Ron Moore doesn't do this in "Occupation"/"Resistance." He loads the dice. Duck is an adult, and a soldier, and he goes to his death clear-eyed and certain. His target is a military target, and the second suicide bomber's a logistical one. Some lip service is paid to the notion of targeting the market, but it is soon swept away--it is clearly mentioned merely to shock us. When Baltar talks to Roslin at the beginning of "Precipice," he describes suicide bombings as I understand them, and as I believe we are meant to think of them--young men and women strapping bombs to their bodies and blowing themselves up in public places. What Tigh orchestrates, however, is a different animal. He sends soldiers to blow themselves up near strategic targets, and while there is an interesting argument to be had over whether this is a legitimate military tactic, that's not the effect Moore is going for--he just doesn't expect us to notice the difference.

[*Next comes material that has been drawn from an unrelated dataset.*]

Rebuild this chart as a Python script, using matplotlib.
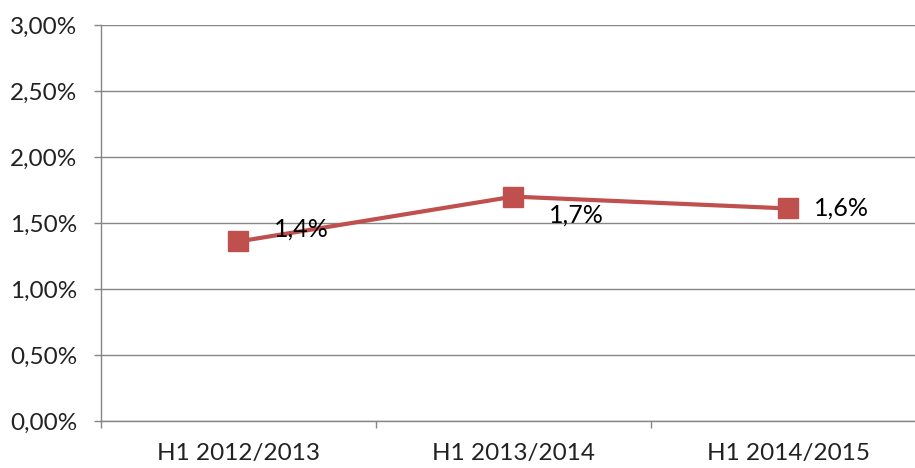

I've watched the premiere twice now, and as near as I can tell this is the thought process Ron Moore envisioned for his viewers when he planned the suicide bomber plotline:
- Suicide bombings are something that bad guys do
- Our heroes are good guys
- Our heroes employ suicide bombings
- *Head explodes*
Imagine yourself at a bus stop. Your bus is coming down the street. You get up, swing your backpack over your shoulder, rummage in your pocket for money, and all the time in the back of your mind, not even entirely conscious, is the thought: in a few seconds, I might be making the last choice of my life. The specter of ugly, sudden death is a constant companion. When you go to school, or shopping, or out for a night of fun. It doesn't matter who you are or what you believe in. Simply being on the wrong side of a dispute makes you fair game to someone who is perfectly willing to send young people to die in order to cause your death. But far more important to that person are the people who won't die, who will watch your death on TV and wonder when their turn will come, who will hesitate for just a moment before going to see a movie, or walking into a shopping mall. Or getting on a bus.

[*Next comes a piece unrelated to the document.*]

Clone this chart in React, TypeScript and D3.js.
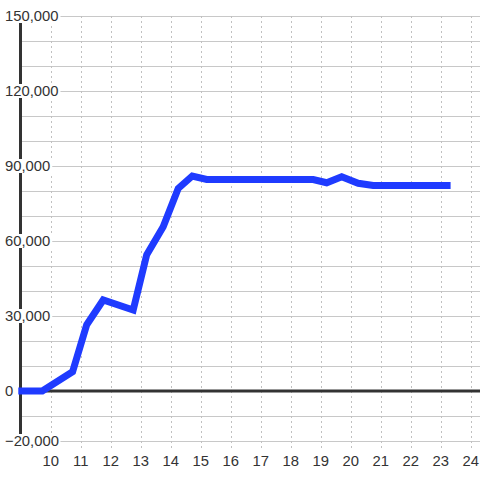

That is why suicide bombings are evil. That and bodies ripped to shreds by shrapnel and organs liquified by blast waves (the next person who tells me "Occupation" is 'dark' is going to have to give me 500 words on why the episode's last shot wasn't a screen-full of hamburger). I was ready for Ron Moore to try to tell me that sometimes such evil is necessary, but he never even tried. I was ready for Ron Moore to challenge me, but he never challenged himself. He pulled a bait-and-switch, cloaking a lesser (and, in the context of his story, not very logical) evil in the guise of a greater one. It's dishonest, and manipulative, and cowardly.
After the shrill disingenuousness of "Occupation"/"Precipice"'s major storylines, the conversation between Roslin and Zarek near the end of the premiere, in which they both ruefully wish that Roslin had been successful in her attempt to steal the elections which put Baltar in office and have been the source of so much death and destruction, is a soothing balm. For once, the power of words is used wisely. Our visceral reaction to the notion of tampering with a democratic election crashes against the horror now facing people too honest (if only by a smidgeon) to engage in that act, and there is no discernible answer in sight--only a sad grin. What a pity that such genuinely challenging fare can only be found on the show's margins.